Both parties’ campaigns have fundamental flaws.
The Tories are maintaining the fiction their economic policies can generate a budget surplus at the same time as they cut middle-class taxes and protect key public services.
Labour is maintaining the fiction they can improve public services now the Blairite ruse of buying off public sector opposition to much-needed reforms has been bankrupted by the financial crisis.
In a rational world, the news media would spend the next 36 days challenging the parties on behalf of the public to square these circles, reconciling their impossible policy paradoxes. But that’s hard work.
And besides the voters’ attention span is short.

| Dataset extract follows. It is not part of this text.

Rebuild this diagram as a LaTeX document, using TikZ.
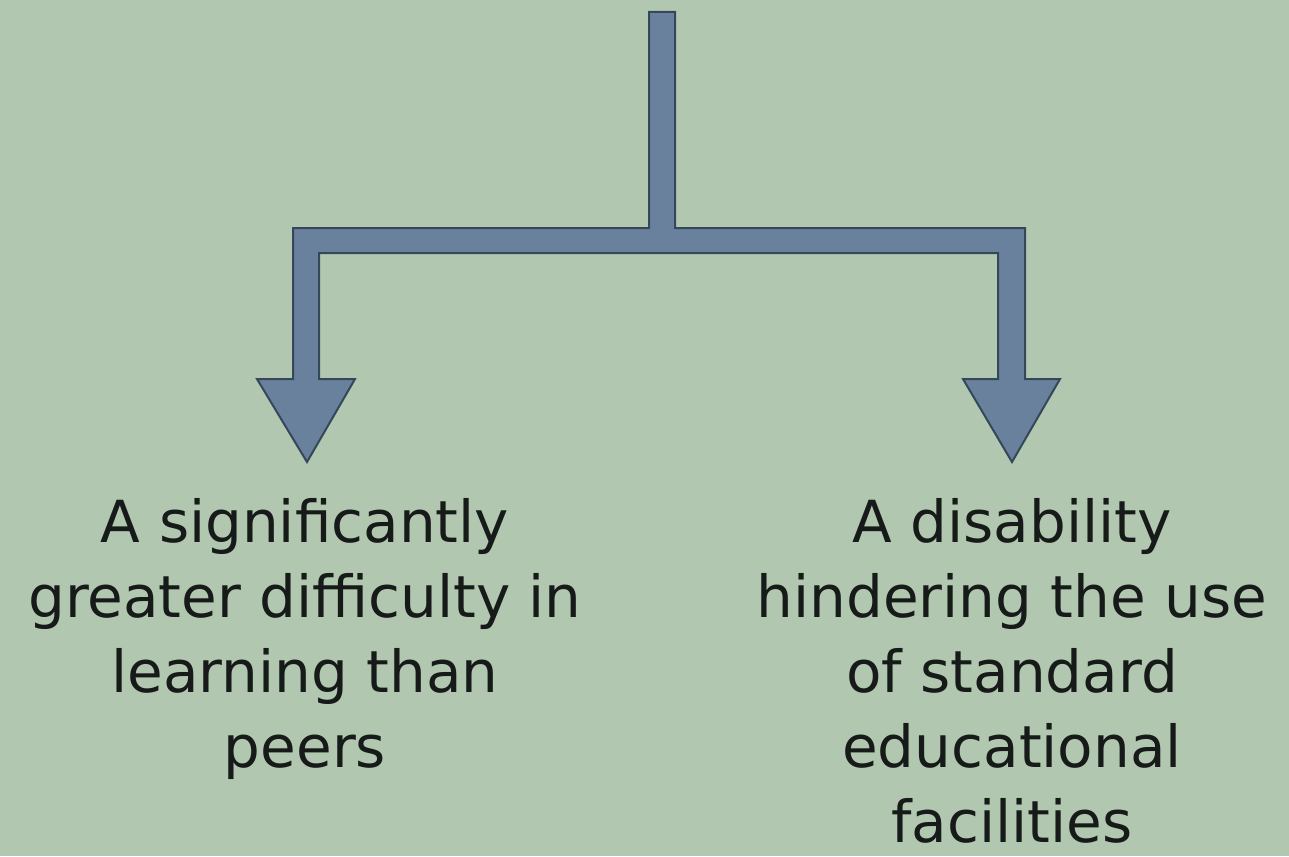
\documentclass[tikz,border=0pt]{standalone}
\usepackage{fontspec}
\setmainfont{DejaVu Sans}
\definecolor{bgc}{HTML}{B2C7B0}
\definecolor{arrfill}{HTML}{6A819D}
\definecolor{arrline}{HTML}{34485A}
\definecolor{txt}{HTML}{161A18}
\begin{document}
\begin{tikzpicture}[x=1pt,y=-1pt,
  label text/.style={anchor=north, inner sep=0pt, align=center, text=txt,
    font=\fontsize{58}{75}\selectfont},
  flow shape/.style={fill=arrfill, draw=arrline, line width=2pt, line join=miter}]
\fill[bgc] (0,0) rectangle (1289,856);
\useasboundingbox (0,0) rectangle (1289,856);
% split arrow shape
\coordinate (src) at (662,12);
\coordinate (tipL) at (307,462);
\coordinate (tipR) at (1012,462);
\draw[flow shape]
  (649,12) -- (675,12) -- (675,228) -- (1025,228) -- (1025,379) -- (1060,379)
  -- (tipR) -- (963,379) -- (998,379) -- (998,253) -- (319,253) -- (319,379)
  -- (355,379) -- (tipL) -- (257,379) -- (293,379) -- (293,228) -- (649,228) -- cycle;
\node[label text] (left) at (305,498) {A significantly\\greater difficulty in\\learning than\\peers};
\node[label text] (right) at (1012,498) {A disability\\hindering the use\\of standard\\educational\\facilities};
\end{tikzpicture}
\end{document}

Which story will you tune into (be honest): an analysis of the parties’ contrasting deficit reduction plans, or a chuckle-splash on Joey Essex’s faux-naïve reportage?
You may have noticed I’ve not so far mentioned my own party, the Lib Dems. That’s because I stand by what I said three weeks ago: while neither Labour nor the Tories deserve to win, we don’t deserve to lose. Its why I’ve put myself forward for election to my local council in May. It’s easy to get behind a party in the good times, but they really need the help during the tough times. This is one of those.